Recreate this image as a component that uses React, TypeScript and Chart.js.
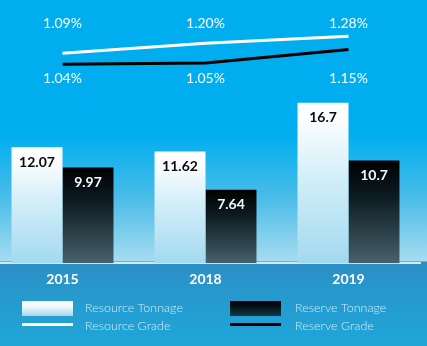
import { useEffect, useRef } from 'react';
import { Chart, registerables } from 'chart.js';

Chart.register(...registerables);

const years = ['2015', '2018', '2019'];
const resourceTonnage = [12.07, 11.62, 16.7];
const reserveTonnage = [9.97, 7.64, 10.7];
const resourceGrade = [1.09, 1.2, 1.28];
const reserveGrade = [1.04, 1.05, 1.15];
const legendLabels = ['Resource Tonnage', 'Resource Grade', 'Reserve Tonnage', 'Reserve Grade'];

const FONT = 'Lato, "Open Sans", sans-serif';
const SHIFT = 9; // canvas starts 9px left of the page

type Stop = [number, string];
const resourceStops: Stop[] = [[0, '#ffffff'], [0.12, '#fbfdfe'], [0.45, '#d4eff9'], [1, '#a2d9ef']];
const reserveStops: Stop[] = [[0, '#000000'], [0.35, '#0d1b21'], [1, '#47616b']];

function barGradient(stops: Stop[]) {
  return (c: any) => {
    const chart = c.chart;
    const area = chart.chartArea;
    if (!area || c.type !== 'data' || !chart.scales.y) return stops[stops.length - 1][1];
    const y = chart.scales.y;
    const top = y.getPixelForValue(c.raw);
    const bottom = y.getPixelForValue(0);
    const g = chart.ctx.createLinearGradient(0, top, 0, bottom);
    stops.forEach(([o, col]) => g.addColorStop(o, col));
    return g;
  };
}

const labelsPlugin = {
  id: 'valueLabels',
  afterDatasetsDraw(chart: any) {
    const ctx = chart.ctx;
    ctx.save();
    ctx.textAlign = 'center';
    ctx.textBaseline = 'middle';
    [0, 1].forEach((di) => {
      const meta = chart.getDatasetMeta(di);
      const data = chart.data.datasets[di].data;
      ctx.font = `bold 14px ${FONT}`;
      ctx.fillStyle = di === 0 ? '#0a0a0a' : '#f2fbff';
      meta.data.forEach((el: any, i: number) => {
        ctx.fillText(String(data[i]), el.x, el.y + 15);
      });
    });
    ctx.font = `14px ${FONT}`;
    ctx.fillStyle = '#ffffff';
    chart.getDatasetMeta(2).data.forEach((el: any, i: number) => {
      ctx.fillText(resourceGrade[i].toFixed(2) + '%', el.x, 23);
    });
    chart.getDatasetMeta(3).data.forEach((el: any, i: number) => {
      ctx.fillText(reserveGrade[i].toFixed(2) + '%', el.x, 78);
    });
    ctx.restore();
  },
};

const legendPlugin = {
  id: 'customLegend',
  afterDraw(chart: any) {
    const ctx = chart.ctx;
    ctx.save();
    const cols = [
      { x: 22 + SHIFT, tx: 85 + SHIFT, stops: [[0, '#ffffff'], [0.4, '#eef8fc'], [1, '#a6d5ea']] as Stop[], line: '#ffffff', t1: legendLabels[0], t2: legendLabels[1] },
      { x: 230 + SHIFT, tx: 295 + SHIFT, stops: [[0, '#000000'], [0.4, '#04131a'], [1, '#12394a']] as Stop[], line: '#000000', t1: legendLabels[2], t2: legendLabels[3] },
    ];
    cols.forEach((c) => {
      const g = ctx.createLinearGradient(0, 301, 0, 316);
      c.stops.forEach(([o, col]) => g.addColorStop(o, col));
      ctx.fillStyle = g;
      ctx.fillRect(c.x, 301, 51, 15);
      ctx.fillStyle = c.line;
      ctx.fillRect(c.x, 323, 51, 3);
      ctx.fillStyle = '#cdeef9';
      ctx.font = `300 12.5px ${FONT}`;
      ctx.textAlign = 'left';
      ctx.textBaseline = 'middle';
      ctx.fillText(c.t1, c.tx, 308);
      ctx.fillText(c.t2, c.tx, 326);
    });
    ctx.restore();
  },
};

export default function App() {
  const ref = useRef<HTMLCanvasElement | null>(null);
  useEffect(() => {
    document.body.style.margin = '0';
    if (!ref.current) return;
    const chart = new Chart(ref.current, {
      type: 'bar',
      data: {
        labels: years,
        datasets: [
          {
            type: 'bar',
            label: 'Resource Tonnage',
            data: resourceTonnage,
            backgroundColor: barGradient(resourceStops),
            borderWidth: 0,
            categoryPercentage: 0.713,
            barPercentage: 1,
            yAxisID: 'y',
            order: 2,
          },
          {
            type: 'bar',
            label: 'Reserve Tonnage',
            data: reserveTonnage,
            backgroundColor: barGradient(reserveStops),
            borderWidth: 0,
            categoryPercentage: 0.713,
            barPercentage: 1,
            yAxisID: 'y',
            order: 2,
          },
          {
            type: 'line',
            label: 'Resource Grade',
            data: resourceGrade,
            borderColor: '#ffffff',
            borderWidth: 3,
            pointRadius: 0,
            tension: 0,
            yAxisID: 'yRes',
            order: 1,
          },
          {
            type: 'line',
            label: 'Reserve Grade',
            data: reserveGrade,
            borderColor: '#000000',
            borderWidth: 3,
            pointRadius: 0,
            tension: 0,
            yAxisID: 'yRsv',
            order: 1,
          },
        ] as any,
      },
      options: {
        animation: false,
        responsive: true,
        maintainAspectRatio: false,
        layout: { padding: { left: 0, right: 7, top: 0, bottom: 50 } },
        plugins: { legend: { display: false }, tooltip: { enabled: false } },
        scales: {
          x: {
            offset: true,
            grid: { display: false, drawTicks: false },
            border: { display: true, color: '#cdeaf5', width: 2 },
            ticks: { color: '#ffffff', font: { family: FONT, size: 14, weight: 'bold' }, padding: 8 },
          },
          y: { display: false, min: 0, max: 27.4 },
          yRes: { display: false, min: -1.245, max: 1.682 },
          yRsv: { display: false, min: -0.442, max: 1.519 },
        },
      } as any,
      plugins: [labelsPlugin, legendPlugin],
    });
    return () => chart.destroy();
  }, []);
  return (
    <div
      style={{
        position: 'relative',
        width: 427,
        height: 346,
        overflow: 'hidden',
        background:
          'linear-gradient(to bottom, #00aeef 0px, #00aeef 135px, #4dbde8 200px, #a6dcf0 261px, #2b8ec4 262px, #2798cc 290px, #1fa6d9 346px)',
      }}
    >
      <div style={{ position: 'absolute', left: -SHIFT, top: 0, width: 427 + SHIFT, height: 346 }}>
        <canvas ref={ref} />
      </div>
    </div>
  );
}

● **Task directions**
Leave every image out, and retype the material exactly.

● **Task result**
Recreate this image as a component that uses React, TypeScript and Chart.js.
import { useEffect, useRef } from 'react';
import { Chart, registerables } from 'chart.js';

Chart.register(...registerables);

const years = ['2015', '2018', '2019'];
const resourceTonnage = [12.07, 11.62, 16.7];
const reserveTonnage = [9.97, 7.64, 10.7];
const resourceGrade = [1.09, 1.2, 1.28];
const reserveGrade = [1.04, 1.05, 1.15];
const legendLabels = ['Resource Tonnage', 'Resource Grade', 'Reserve Tonnage', 'Reserve Grade'];

const FONT = 'Lato, "Open Sans", sans-serif';
const SHIFT = 9; // canvas starts 9px left of the page

type Stop = [number, string];
const resourceStops: Stop[] = [[0, '#ffffff'], [0.12, '#fbfdfe'], [0.45, '#d4eff9'], [1, '#a2d9ef']];
const reserveStops: Stop[] = [[0, '#000000'], [0.35, '#0d1b21'], [1, '#47616b']];

function barGradient(stops: Stop[]) {
  return (c: any) => {
    const chart = c.chart;
    const area = chart.chartArea;
    if (!area || c.type !== 'data' || !chart.scales.y) return stops[stops.length - 1][1];
    const y = chart.scales.y;
    const top = y.getPixelForValue(c.raw);
    const bottom = y.getPixelForValue(0);
    const g = chart.ctx.createLinearGradient(0, top, 0, bottom);
    stops.forEach(([o, col]) => g.addColorStop(o, col));
    return g;
  };
}

const labelsPlugin = {
  id: 'valueLabels',
  afterDatasetsDraw(chart: any) {
    const ctx = chart.ctx;
    ctx.save();
    ctx.textAlign = 'center';
    ctx.textBaseline = 'middle';
    [0, 1].forEach((di) => {
      const meta = chart.getDatasetMeta(di);
      const data = chart.data.datasets[di].data;
      ctx.font = `bold 14px ${FONT}`;
      ctx.fillStyle = di === 0 ? '#0a0a0a' : '#f2fbff';
      meta.data.forEach((el: any, i: number) => {
        ctx.fillText(String(data[i]), el.x, el.y + 15);
      });
    });
    ctx.font = `14px ${FONT}`;
    ctx.fillStyle = '#ffffff';
    chart.getDatasetMeta(2).data.forEach((el: any, i: number) => {
      ctx.fillText(resourceGrade[i].toFixed(2) + '%', el.x, 23);
    });
    chart.getDatasetMeta(3).data.forEach((el: any, i: number) => {
      ctx.fillText(reserveGrade[i].toFixed(2) + '%', el.x, 78);
    });
    ctx.restore();
  },
};

const legendPlugin = {
  id: 'customLegend',
  afterDraw(chart: any) {
    const ctx = chart.ctx;
    ctx.save();
    const cols = [
      { x: 22 + SHIFT, tx: 85 + SHIFT, stops: [[0, '#ffffff'], [0.4, '#eef8fc'], [1, '#a6d5ea']] as Stop[], line: '#ffffff', t1: legendLabels[0], t2: legendLabels[1] },
      { x: 230 + SHIFT, tx: 295 + SHIFT, stops: [[0, '#000000'], [0.4, '#04131a'], [1, '#12394a']] as Stop[], line: '#000000', t1: legendLabels[2], t2: legendLabels[3] },
    ];
    cols.forEach((c) => {
      const g = ctx.createLinearGradient(0, 301, 0, 316);
      c.stops.forEach(([o, col]) => g.addColorStop(o, col));
      ctx.fillStyle = g;
      ctx.fillRect(c.x, 301, 51, 15);
      ctx.fillStyle = c.line;
      ctx.fillRect(c.x, 323, 51, 3);
      ctx.fillStyle = '#cdeef9';
      ctx.font = `300 12.5px ${FONT}`;
      ctx.textAlign = 'left';
      ctx.textBaseline = 'middle';
      ctx.fillText(c.t1, c.tx, 308);
      ctx.fillText(c.t2, c.tx, 326);
    });
    ctx.restore();
  },
};

export default function App() {
  const ref = useRef<HTMLCanvasElement | null>(null);
  useEffect(() => {
    document.body.style.margin = '0';
    if (!ref.current) return;
    const chart = new Chart(ref.current, {
      type: 'bar',
      data: {
        labels: years,
        datasets: [
          {
            type: 'bar',
            label: 'Resource Tonnage',
            data: resourceTonnage,
            backgroundColor: barGradient(resourceStops),
            borderWidth: 0,
            categoryPercentage: 0.713,
            barPercentage: 1,
            yAxisID: 'y',
            order: 2,
          },
          {
            type: 'bar',
            label: 'Reserve Tonnage',
            data: reserveTonnage,
            backgroundColor: barGradient(reserveStops),
            borderWidth: 0,
            categoryPercentage: 0.713,
            barPercentage: 1,
            yAxisID: 'y',
            order: 2,
          },
          {
            type: 'line',
            label: 'Resource Grade',
            data: resourceGrade,
            borderColor: '#ffffff',
            borderWidth: 3,
            pointRadius: 0,
            tension: 0,
            yAxisID: 'yRes',
            order: 1,
          },
          {
            type: 'line',
            label: 'Reserve Grade',
            data: reserveGrade,
            borderColor: '#000000',
            borderWidth: 3,
            pointRadius: 0,
            tension: 0,
            yAxisID: 'yRsv',
            order: 1,
          },
        ] as any,
      },
      options: {
        animation: false,
        responsive: true,
        maintainAspectRatio: false,
        layout: { padding: { left: 0, right: 7, top: 0, bottom: 50 } },
        plugins: { legend: { display: false }, tooltip: { enabled: false } },
        scales: {
          x: {
            offset: true,
            grid: { display: false, drawTicks: false },
            border: { display: true, color: '#cdeaf5', width: 2 },
            ticks: { color: '#ffffff', font: { family: FONT, size: 14, weight: 'bold' }, padding: 8 },
          },
          y: { display: false, min: 0, max: 27.4 },
          yRes: { display: false, min: -1.245, max: 1.682 },
          yRsv: { display: false, min: -0.442, max: 1.519 },
        },
      } as any,
      plugins: [labelsPlugin, legendPlugin],
    });
    return () => chart.destroy();
  }, []);
  return (
    <div
      style={{
        position: 'relative',
        width: 427,
        height: 346,
        overflow: 'hidden',
        background:
          'linear-gradient(to bottom, #00aeef 0px, #00aeef 135px, #4dbde8 200px, #a6dcf0 261px, #2b8ec4 262px, #2798cc 290px, #1fa6d9 346px)',
      }}
    >
      <div style={{ position: 'absolute', left: -SHIFT, top: 0, width: 427 + SHIFT, height: 346 }}>
        <canvas ref={ref} />
      </div>
    </div>
  );
}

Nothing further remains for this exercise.